AQUELLOS que dan por hecho que el PP va a ganar las elecciones autonómicas en Andalucía pueden sufrir una profunda decepción el próximo 25 de marzo cuando se conozca el recuento final de los votos. Un reciente sondeo de Capdea presentado por la Universidad de Granada otorga una victoria holgada a los populares pero tal vez no suficiente como para poder gobernar gracias a una mayoría absoluta. El resultado de la encuesta dicta que el PP obtendría un 47% de los votos frente a un 37% de los socialistas, lo cual, a ojos de los expertos, no garantiza el desahogo solitario para gobernar. Es decir, la derecha andaluza se quedaría a las puertas de poder formar gobierno (siempre que la entrada de UPyD no fuera suficiente) ya que la suma de PSOE e IU conformaría una mayoría suficiente como para formar gobierno de coalición. Ello invita a plantearse varios interrogantes: ¿qué estabilidad política obtendría un gobierno hecho a contramano de una mayoría significada?; ¿qué más tiene que pasar en Andalucía para que el PSOE deje de gobernar la comunidad?

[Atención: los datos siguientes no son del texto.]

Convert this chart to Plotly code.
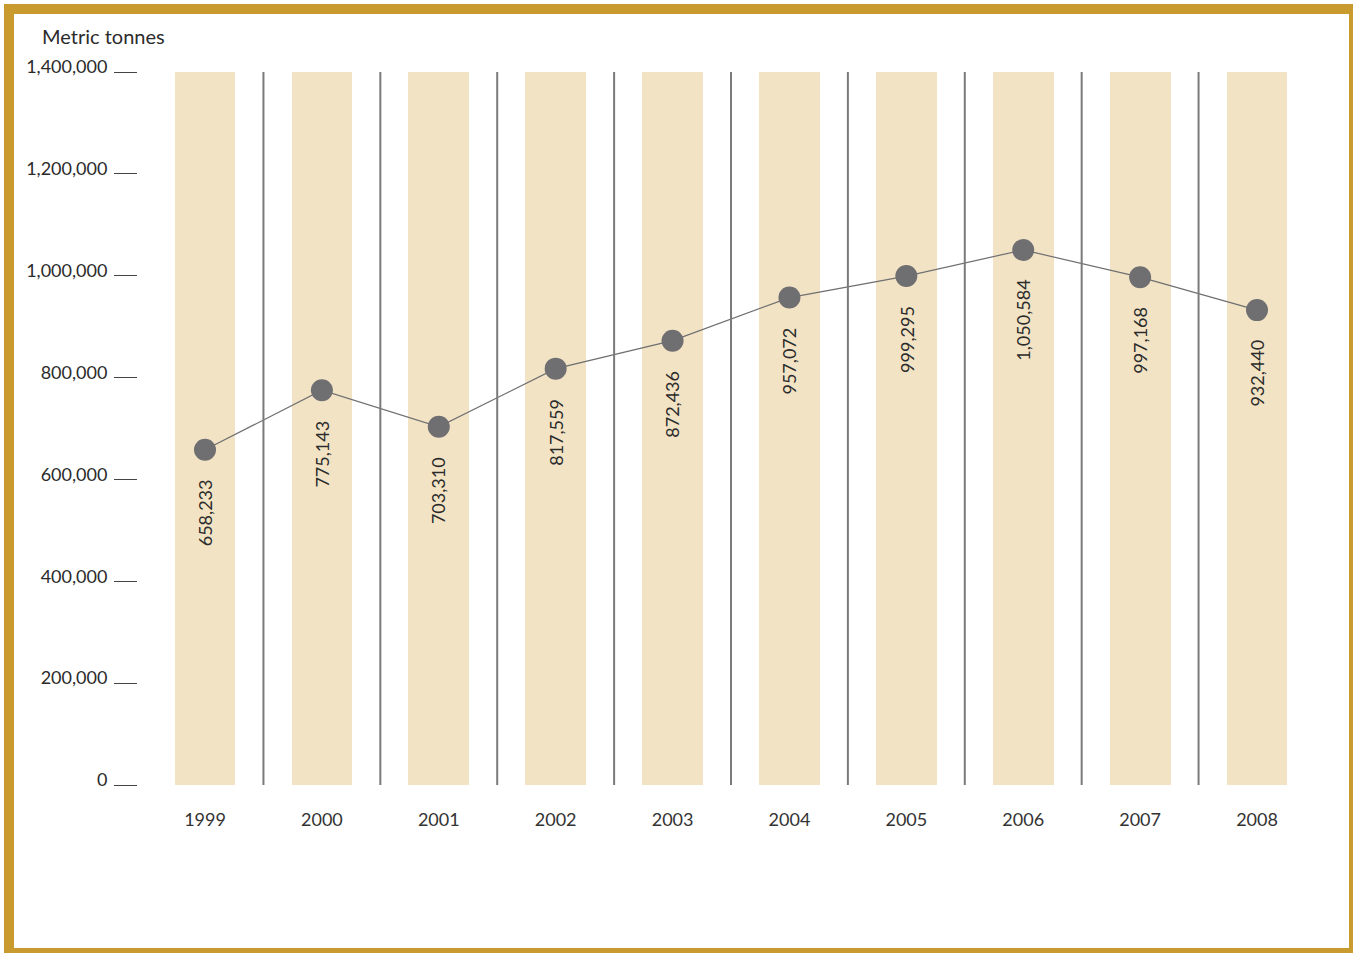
import plotly.graph_objects as go

years = [1999, 2000, 2001, 2002, 2003, 2004, 2005, 2006, 2007, 2008]
tonnes = [658233, 775143, 703310, 817559, 872436, 957072, 999295, 1050584, 997168, 932440]
ytick_vals = [0, 200000, 400000, 600000, 800000, 1000000, 1200000, 1400000]
ytick_text = ["0", "200,000", "400,000", "600,000", "800,000", "1,000,000", "1,200,000", "1,400,000"]
y_max = 1400000
y_title = "Metric tonnes"

W, H = 1353, 953
L, R, T, B = 138, 1300, 72, 785  # plot area in pixels
FONT = "Lato, 'DejaVu Sans', sans-serif"
TXT = "#2b2b2b"
BAND = "#F2E3C5"
GOLD = "#C99A2E"
GREY = "#6f6f71"

def px(x):
    return (x - L) / (R - L)

def py(y):
    return (B - y) / (B - T)

fig = go.Figure()

# background bands
fig.add_trace(go.Bar(
    x=years, y=[y_max] * len(years), width=0.52,
    marker=dict(color=BAND, line=dict(width=0)),
    hoverinfo="skip", showlegend=False,
))

# line + markers
fig.add_trace(go.Scatter(
    x=years, y=tonnes, mode="lines+markers",
    line=dict(color=GREY, width=1.2),
    marker=dict(color=GREY, size=22),
    showlegend=False,
))

shapes = []
# separators between years
for a, b in zip(years[:-1], years[1:]):
    shapes.append(dict(type="line", xref="x", yref="y", x0=(a + b) / 2, x1=(a + b) / 2,
                       y0=0, y1=y_max, line=dict(color="#7a7a7c", width=2), layer="above"))

# gold frame
def rect(x0, y0, x1, y1):
    return dict(type="rect", xref="paper", yref="paper",
                x0=px(x0), x1=px(x1), y0=py(y1), y1=py(y0),
                fillcolor=GOLD, line=dict(width=0), layer="above")

shapes += [
    rect(4, 4, 1353, 14),     # top
    rect(4, 4, 14, 953),      # left
    rect(1349, 4, 1353, 953), # right
    rect(4, 948, 1353, 953),  # bottom
]

annotations = []
for x, v in zip(years, tonnes):
    annotations.append(dict(
        x=x, y=v, xref="x", yref="y", text=f"{v:,}", textangle=-90,
        showarrow=False, yanchor="top", xanchor="center", yshift=-28,
        font=dict(family=FONT, size=18, color=TXT),
    ))

annotations.append(dict(
    x=px(40), y=py(36), xref="paper", yref="paper", text=y_title,
    showarrow=False, xanchor="left", yanchor="middle",
    font=dict(family=FONT, size=20, color=TXT),
))

fig.update_layout(
    width=W, height=H,
    margin=dict(l=L, r=W - R, t=T, b=H - B, pad=0),
    paper_bgcolor="white", plot_bgcolor="white",
    bargap=0, barmode="overlay",
    shapes=shapes, annotations=annotations,
    font=dict(family=FONT, size=18, color=TXT),
    hovermode=False,
    xaxis=dict(
        range=[years[0] - 67 / 116.89, years[-1] + 43 / 116.89],
        tickvals=years, ticktext=[str(y) for y in years],
        showgrid=False, zeroline=False, showline=False, ticks="",
        ticklabelstandoff=22, fixedrange=True,
        tickfont=dict(color="#333333"),
    ),
    yaxis=dict(
        range=[0, y_max], tickvals=ytick_vals, ticktext=ytick_text,
        showgrid=False, zeroline=False, showline=False,
        ticks="outside", ticklen=23, tickwidth=1.2, tickcolor="#444",
        ticklabelstandoff=3, ticklabelshift=-5, fixedrange=True,
    ),
)

fig.write_html(
    "out.html",
    config={"displayModeBar": False},
    post_script="document.documentElement.style.overflow='hidden';"
                "document.body.style.margin='0';document.body.style.overflow='hidden';",
)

Más allá de la legitimidad que brinda ganar por casi diez puntos y dar un vuelco a un régimen que dura treinta años, la aritmética parlamentaria pondría al alcance de Griñán y Valderas la posibilidad de formar un gobierno con aire de últimos mohicanos, creando una frustración en los partidarios del cambio comparable a la del equipo que va ganando todo un partido de poder a poder y que ve cómo es derrotado en dos jugadas desgraciadas en los últimos minutos. En política no hay victorias morales y el PP entraría en depresión. Obvio resulta señalar que un gobierno así haría de la confrontación con el Ejecutivo central todo su leiv motiv: la demagogia y el marrullerismo estarían servidos, descontando la hipoteca sectaria izquierdista a la que estaría sometido el socialismo por parte de una IU, la andaluza, a la que sólo le queda tirarse al monte. Para bien o para mal ese es un escenario no descartable.
Mal haría el PP si creyese que la ola que ha inundado el resto del país va a resultar imbatible o inevitable en Andalucía, una comunidad en la que determinadas dependencias de carácter casi atávico garantizan una bolsa de votos para el socialismo muy difícil de reventar. Aunque parezca mentira hay un abultado censo de votantes de izquierda para los que no es significativo ninguno de los escándalos que se destapan día a día en la Administración autonómica: puede que les resulten censurables comportamientos como los que denuncian los medios de comunicación, pero aún no son suficientes como para lograr que abandonen una tradición de carácter casi antropológico como es votar al PSOE. El mapa está claro: los grandes núcleos urbanos han decidido cambiar mayoritariamente su voto y apoyar al PP, pero la espesa y tupida red rural del territorio andaluz aún conserva una suerte de fidelidad de honor con la izquierda, ya que están convencidos de que les dan de comer y les garantizan la supervivencia.
La Andalucía de dos velocidades quedaría fielmente retratada: una dispuesta a acabar con un régimen cansado y desgastado, acosado por escándalos y manifiestos signos de agotamiento, y otra no resignada a ver fuera del poder a quienes les garantizan el aburrimiento pero también la continuidad de su forma de vida. Un resultado ajustado en el que los que hasta ahora han gobernado puedan seguir haciéndolo dividiría a la comunidad en dos esferas difícilmente compatibles. A tenor de lo que dicen estos sondeos, ese escenario no es en absoluto improbable.